All of the data should be output character for character, except the pictures.

----------

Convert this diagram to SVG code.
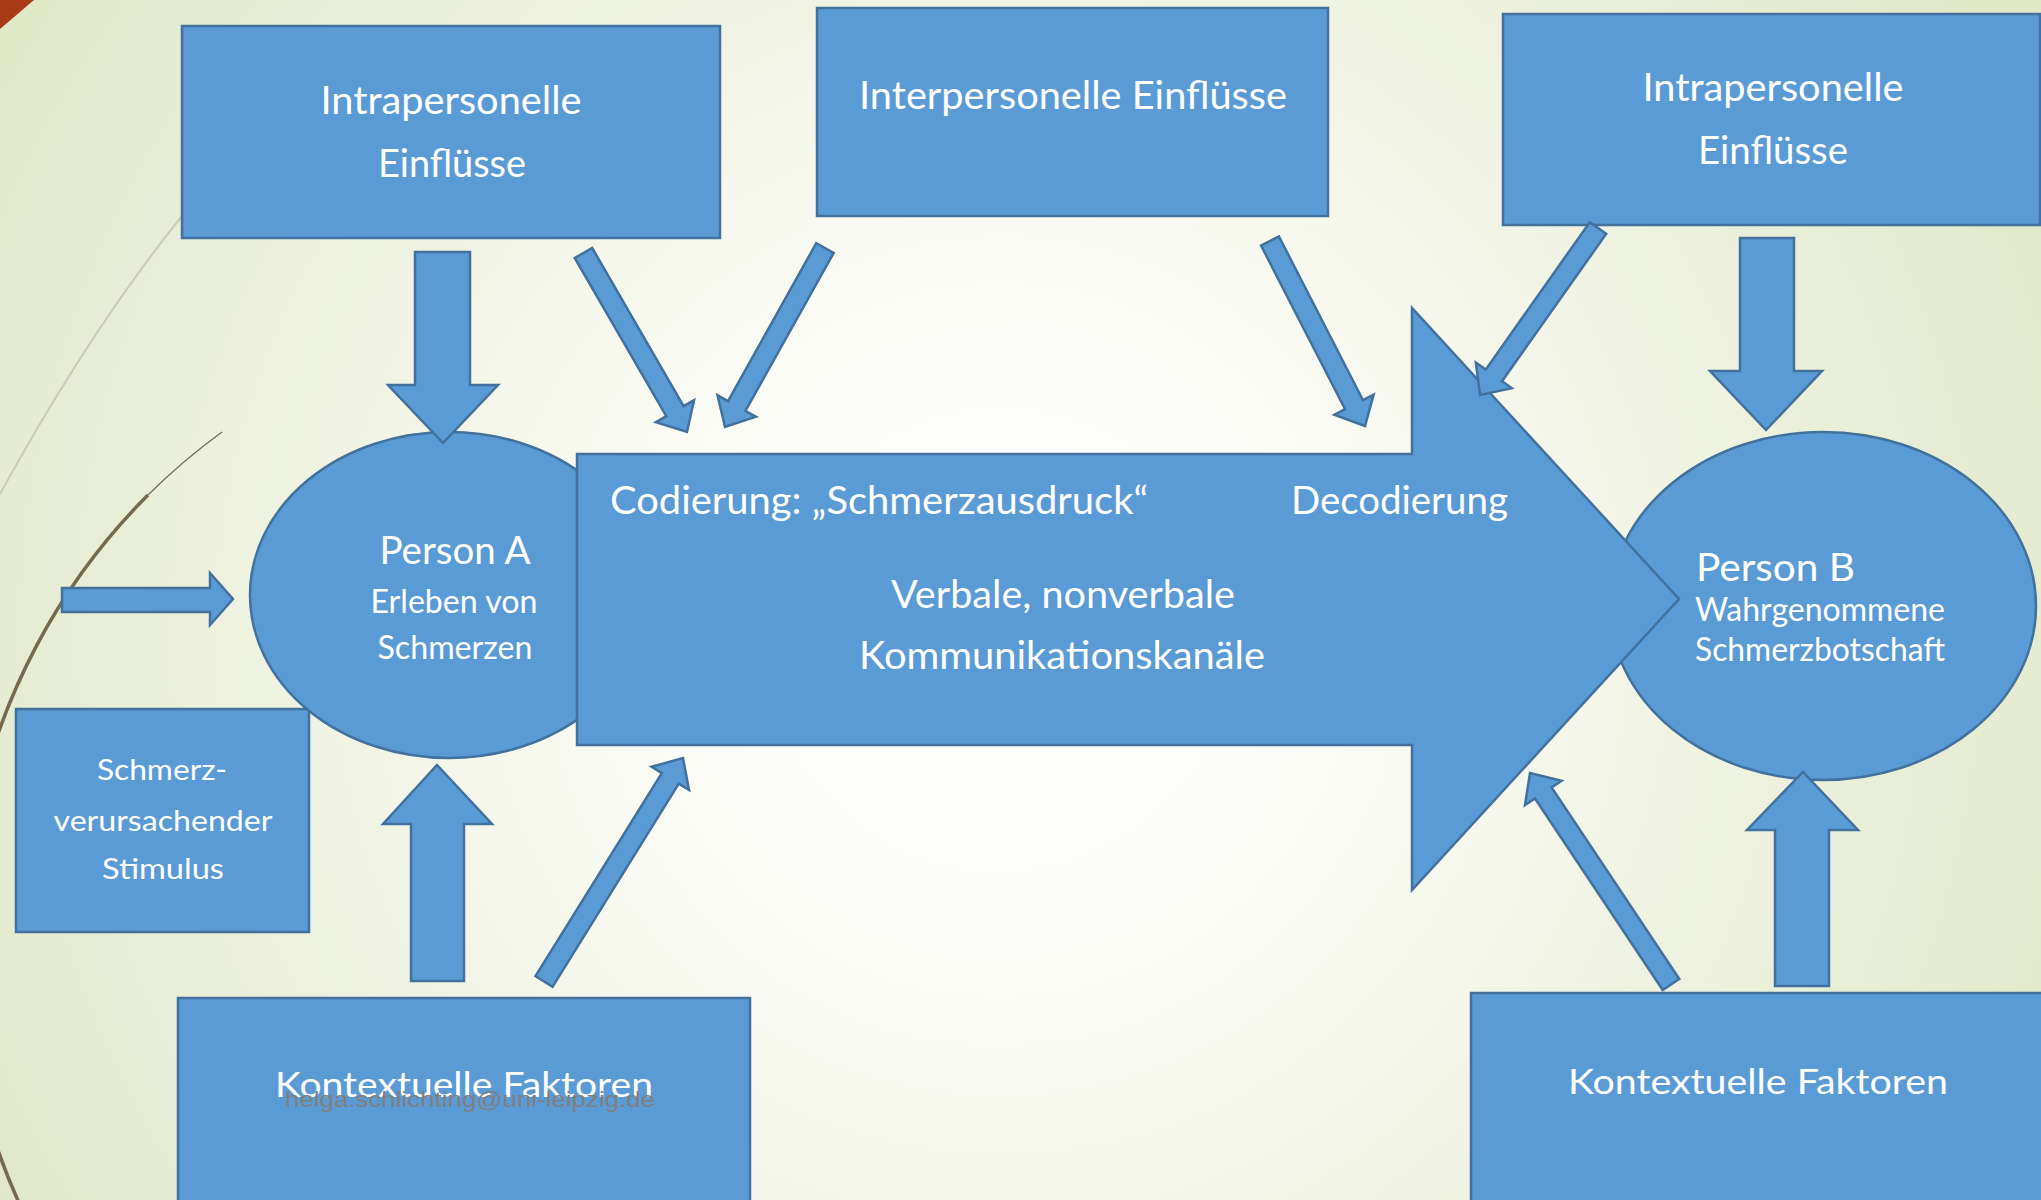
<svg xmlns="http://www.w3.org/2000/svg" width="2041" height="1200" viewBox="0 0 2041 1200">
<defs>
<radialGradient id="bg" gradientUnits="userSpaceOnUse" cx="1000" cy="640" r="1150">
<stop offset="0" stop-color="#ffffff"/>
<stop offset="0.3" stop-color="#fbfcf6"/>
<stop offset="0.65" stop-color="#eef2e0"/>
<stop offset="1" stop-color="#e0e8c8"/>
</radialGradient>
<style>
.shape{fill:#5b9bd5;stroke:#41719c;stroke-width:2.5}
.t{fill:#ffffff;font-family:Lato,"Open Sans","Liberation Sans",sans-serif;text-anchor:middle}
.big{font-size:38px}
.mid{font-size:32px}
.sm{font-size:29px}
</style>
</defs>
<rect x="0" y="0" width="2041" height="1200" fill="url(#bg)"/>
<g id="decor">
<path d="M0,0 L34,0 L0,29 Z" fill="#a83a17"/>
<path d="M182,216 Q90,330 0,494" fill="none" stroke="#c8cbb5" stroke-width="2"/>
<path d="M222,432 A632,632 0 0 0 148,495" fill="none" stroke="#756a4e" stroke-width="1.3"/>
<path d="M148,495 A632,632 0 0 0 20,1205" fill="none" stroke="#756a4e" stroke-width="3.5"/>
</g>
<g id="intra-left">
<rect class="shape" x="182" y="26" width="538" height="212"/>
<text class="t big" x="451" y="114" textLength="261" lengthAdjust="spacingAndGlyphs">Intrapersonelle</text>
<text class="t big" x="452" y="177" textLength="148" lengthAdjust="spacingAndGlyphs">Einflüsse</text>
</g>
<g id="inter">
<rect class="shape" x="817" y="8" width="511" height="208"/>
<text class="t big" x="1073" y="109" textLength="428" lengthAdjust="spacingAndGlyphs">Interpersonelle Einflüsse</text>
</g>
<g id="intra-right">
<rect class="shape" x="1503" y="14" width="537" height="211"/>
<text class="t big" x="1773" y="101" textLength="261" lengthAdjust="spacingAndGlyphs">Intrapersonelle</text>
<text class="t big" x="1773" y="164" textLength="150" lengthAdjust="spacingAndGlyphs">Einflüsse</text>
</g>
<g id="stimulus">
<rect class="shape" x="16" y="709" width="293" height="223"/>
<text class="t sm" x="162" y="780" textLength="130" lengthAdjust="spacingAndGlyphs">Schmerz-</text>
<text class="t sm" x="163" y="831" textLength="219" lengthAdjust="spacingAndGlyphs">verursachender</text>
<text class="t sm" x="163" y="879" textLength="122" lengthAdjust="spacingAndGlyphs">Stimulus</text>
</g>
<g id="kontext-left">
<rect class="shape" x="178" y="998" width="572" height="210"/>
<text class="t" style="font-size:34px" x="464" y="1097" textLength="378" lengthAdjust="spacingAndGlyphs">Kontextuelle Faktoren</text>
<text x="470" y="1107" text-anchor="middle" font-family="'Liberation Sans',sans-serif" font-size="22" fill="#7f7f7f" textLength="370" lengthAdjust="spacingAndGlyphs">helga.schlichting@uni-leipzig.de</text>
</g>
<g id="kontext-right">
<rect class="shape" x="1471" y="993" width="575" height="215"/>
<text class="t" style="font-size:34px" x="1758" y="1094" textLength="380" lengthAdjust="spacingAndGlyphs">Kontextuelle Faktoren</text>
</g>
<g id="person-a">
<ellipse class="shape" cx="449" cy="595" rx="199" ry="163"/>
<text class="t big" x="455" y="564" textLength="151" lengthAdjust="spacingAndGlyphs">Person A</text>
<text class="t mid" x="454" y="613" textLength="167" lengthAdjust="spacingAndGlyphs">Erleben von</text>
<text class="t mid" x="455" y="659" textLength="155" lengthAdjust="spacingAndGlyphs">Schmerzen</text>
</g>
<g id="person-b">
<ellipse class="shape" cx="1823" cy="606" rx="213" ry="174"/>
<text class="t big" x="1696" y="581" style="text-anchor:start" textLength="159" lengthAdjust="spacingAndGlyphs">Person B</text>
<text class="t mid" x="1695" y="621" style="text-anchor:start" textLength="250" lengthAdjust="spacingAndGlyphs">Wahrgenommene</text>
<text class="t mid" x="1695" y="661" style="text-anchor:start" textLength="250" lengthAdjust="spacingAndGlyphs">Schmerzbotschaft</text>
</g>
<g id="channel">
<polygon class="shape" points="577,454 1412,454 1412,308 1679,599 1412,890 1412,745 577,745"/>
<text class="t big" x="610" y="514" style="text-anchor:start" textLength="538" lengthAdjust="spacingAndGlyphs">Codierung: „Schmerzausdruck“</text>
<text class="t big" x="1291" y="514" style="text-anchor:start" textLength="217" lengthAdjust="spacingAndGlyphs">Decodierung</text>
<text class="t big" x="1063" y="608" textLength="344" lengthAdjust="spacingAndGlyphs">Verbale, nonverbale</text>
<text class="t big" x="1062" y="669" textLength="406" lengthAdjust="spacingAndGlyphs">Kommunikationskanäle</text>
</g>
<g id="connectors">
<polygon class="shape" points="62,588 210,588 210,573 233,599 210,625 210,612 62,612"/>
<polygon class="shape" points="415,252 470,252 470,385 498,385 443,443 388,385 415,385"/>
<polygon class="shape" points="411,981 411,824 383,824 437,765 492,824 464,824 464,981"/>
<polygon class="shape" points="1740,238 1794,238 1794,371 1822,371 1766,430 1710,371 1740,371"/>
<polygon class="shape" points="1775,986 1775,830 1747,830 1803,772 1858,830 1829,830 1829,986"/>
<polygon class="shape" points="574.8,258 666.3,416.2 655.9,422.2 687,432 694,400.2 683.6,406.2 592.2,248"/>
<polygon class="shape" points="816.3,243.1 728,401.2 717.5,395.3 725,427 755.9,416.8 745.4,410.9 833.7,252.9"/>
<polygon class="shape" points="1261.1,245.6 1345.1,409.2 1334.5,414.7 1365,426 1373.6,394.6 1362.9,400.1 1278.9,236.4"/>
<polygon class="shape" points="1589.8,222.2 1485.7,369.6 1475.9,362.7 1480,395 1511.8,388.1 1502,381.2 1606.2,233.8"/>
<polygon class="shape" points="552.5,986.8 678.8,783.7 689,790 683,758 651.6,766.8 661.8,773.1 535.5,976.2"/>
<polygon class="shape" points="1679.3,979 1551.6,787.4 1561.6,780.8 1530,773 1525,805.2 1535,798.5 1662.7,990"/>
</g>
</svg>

----------

→ **Response to the task**
Convert this diagram to SVG code.
<svg xmlns="http://www.w3.org/2000/svg" width="2041" height="1200" viewBox="0 0 2041 1200">
<defs>
<radialGradient id="bg" gradientUnits="userSpaceOnUse" cx="1000" cy="640" r="1150">
<stop offset="0" stop-color="#ffffff"/>
<stop offset="0.3" stop-color="#fbfcf6"/>
<stop offset="0.65" stop-color="#eef2e0"/>
<stop offset="1" stop-color="#e0e8c8"/>
</radialGradient>
<style>
.shape{fill:#5b9bd5;stroke:#41719c;stroke-width:2.5}
.t{fill:#ffffff;font-family:Lato,"Open Sans","Liberation Sans",sans-serif;text-anchor:middle}
.big{font-size:38px}
.mid{font-size:32px}
.sm{font-size:29px}
</style>
</defs>
<rect x="0" y="0" width="2041" height="1200" fill="url(#bg)"/>
<g id="decor">
<path d="M0,0 L34,0 L0,29 Z" fill="#a83a17"/>
<path d="M182,216 Q90,330 0,494" fill="none" stroke="#c8cbb5" stroke-width="2"/>
<path d="M222,432 A632,632 0 0 0 148,495" fill="none" stroke="#756a4e" stroke-width="1.3"/>
<path d="M148,495 A632,632 0 0 0 20,1205" fill="none" stroke="#756a4e" stroke-width="3.5"/>
</g>
<g id="intra-left">
<rect class="shape" x="182" y="26" width="538" height="212"/>
<text class="t big" x="451" y="114" textLength="261" lengthAdjust="spacingAndGlyphs">Intrapersonelle</text>
<text class="t big" x="452" y="177" textLength="148" lengthAdjust="spacingAndGlyphs">Einflüsse</text>
</g>
<g id="inter">
<rect class="shape" x="817" y="8" width="511" height="208"/>
<text class="t big" x="1073" y="109" textLength="428" lengthAdjust="spacingAndGlyphs">Interpersonelle Einflüsse</text>
</g>
<g id="intra-right">
<rect class="shape" x="1503" y="14" width="537" height="211"/>
<text class="t big" x="1773" y="101" textLength="261" lengthAdjust="spacingAndGlyphs">Intrapersonelle</text>
<text class="t big" x="1773" y="164" textLength="150" lengthAdjust="spacingAndGlyphs">Einflüsse</text>
</g>
<g id="stimulus">
<rect class="shape" x="16" y="709" width="293" height="223"/>
<text class="t sm" x="162" y="780" textLength="130" lengthAdjust="spacingAndGlyphs">Schmerz-</text>
<text class="t sm" x="163" y="831" textLength="219" lengthAdjust="spacingAndGlyphs">verursachender</text>
<text class="t sm" x="163" y="879" textLength="122" lengthAdjust="spacingAndGlyphs">Stimulus</text>
</g>
<g id="kontext-left">
<rect class="shape" x="178" y="998" width="572" height="210"/>
<text class="t" style="font-size:34px" x="464" y="1097" textLength="378" lengthAdjust="spacingAndGlyphs">Kontextuelle Faktoren</text>
<text x="470" y="1107" text-anchor="middle" font-family="'Liberation Sans',sans-serif" font-size="22" fill="#7f7f7f" textLength="370" lengthAdjust="spacingAndGlyphs">helga.schlichting@uni-leipzig.de</text>
</g>
<g id="kontext-right">
<rect class="shape" x="1471" y="993" width="575" height="215"/>
<text class="t" style="font-size:34px" x="1758" y="1094" textLength="380" lengthAdjust="spacingAndGlyphs">Kontextuelle Faktoren</text>
</g>
<g id="person-a">
<ellipse class="shape" cx="449" cy="595" rx="199" ry="163"/>
<text class="t big" x="455" y="564" textLength="151" lengthAdjust="spacingAndGlyphs">Person A</text>
<text class="t mid" x="454" y="613" textLength="167" lengthAdjust="spacingAndGlyphs">Erleben von</text>
<text class="t mid" x="455" y="659" textLength="155" lengthAdjust="spacingAndGlyphs">Schmerzen</text>
</g>
<g id="person-b">
<ellipse class="shape" cx="1823" cy="606" rx="213" ry="174"/>
<text class="t big" x="1696" y="581" style="text-anchor:start" textLength="159" lengthAdjust="spacingAndGlyphs">Person B</text>
<text class="t mid" x="1695" y="621" style="text-anchor:start" textLength="250" lengthAdjust="spacingAndGlyphs">Wahrgenommene</text>
<text class="t mid" x="1695" y="661" style="text-anchor:start" textLength="250" lengthAdjust="spacingAndGlyphs">Schmerzbotschaft</text>
</g>
<g id="channel">
<polygon class="shape" points="577,454 1412,454 1412,308 1679,599 1412,890 1412,745 577,745"/>
<text class="t big" x="610" y="514" style="text-anchor:start" textLength="538" lengthAdjust="spacingAndGlyphs">Codierung: „Schmerzausdruck“</text>
<text class="t big" x="1291" y="514" style="text-anchor:start" textLength="217" lengthAdjust="spacingAndGlyphs">Decodierung</text>
<text class="t big" x="1063" y="608" textLength="344" lengthAdjust="spacingAndGlyphs">Verbale, nonverbale</text>
<text class="t big" x="1062" y="669" textLength="406" lengthAdjust="spacingAndGlyphs">Kommunikationskanäle</text>
</g>
<g id="connectors">
<polygon class="shape" points="62,588 210,588 210,573 233,599 210,625 210,612 62,612"/>
<polygon class="shape" points="415,252 470,252 470,385 498,385 443,443 388,385 415,385"/>
<polygon class="shape" points="411,981 411,824 383,824 437,765 492,824 464,824 464,981"/>
<polygon class="shape" points="1740,238 1794,238 1794,371 1822,371 1766,430 1710,371 1740,371"/>
<polygon class="shape" points="1775,986 1775,830 1747,830 1803,772 1858,830 1829,830 1829,986"/>
<polygon class="shape" points="574.8,258 666.3,416.2 655.9,422.2 687,432 694,400.2 683.6,406.2 592.2,248"/>
<polygon class="shape" points="816.3,243.1 728,401.2 717.5,395.3 725,427 755.9,416.8 745.4,410.9 833.7,252.9"/>
<polygon class="shape" points="1261.1,245.6 1345.1,409.2 1334.5,414.7 1365,426 1373.6,394.6 1362.9,400.1 1278.9,236.4"/>
<polygon class="shape" points="1589.8,222.2 1485.7,369.6 1475.9,362.7 1480,395 1511.8,388.1 1502,381.2 1606.2,233.8"/>
<polygon class="shape" points="552.5,986.8 678.8,783.7 689,790 683,758 651.6,766.8 661.8,773.1 535.5,976.2"/>
<polygon class="shape" points="1679.3,979 1551.6,787.4 1561.6,780.8 1530,773 1525,805.2 1535,798.5 1662.7,990"/>
</g>
</svg>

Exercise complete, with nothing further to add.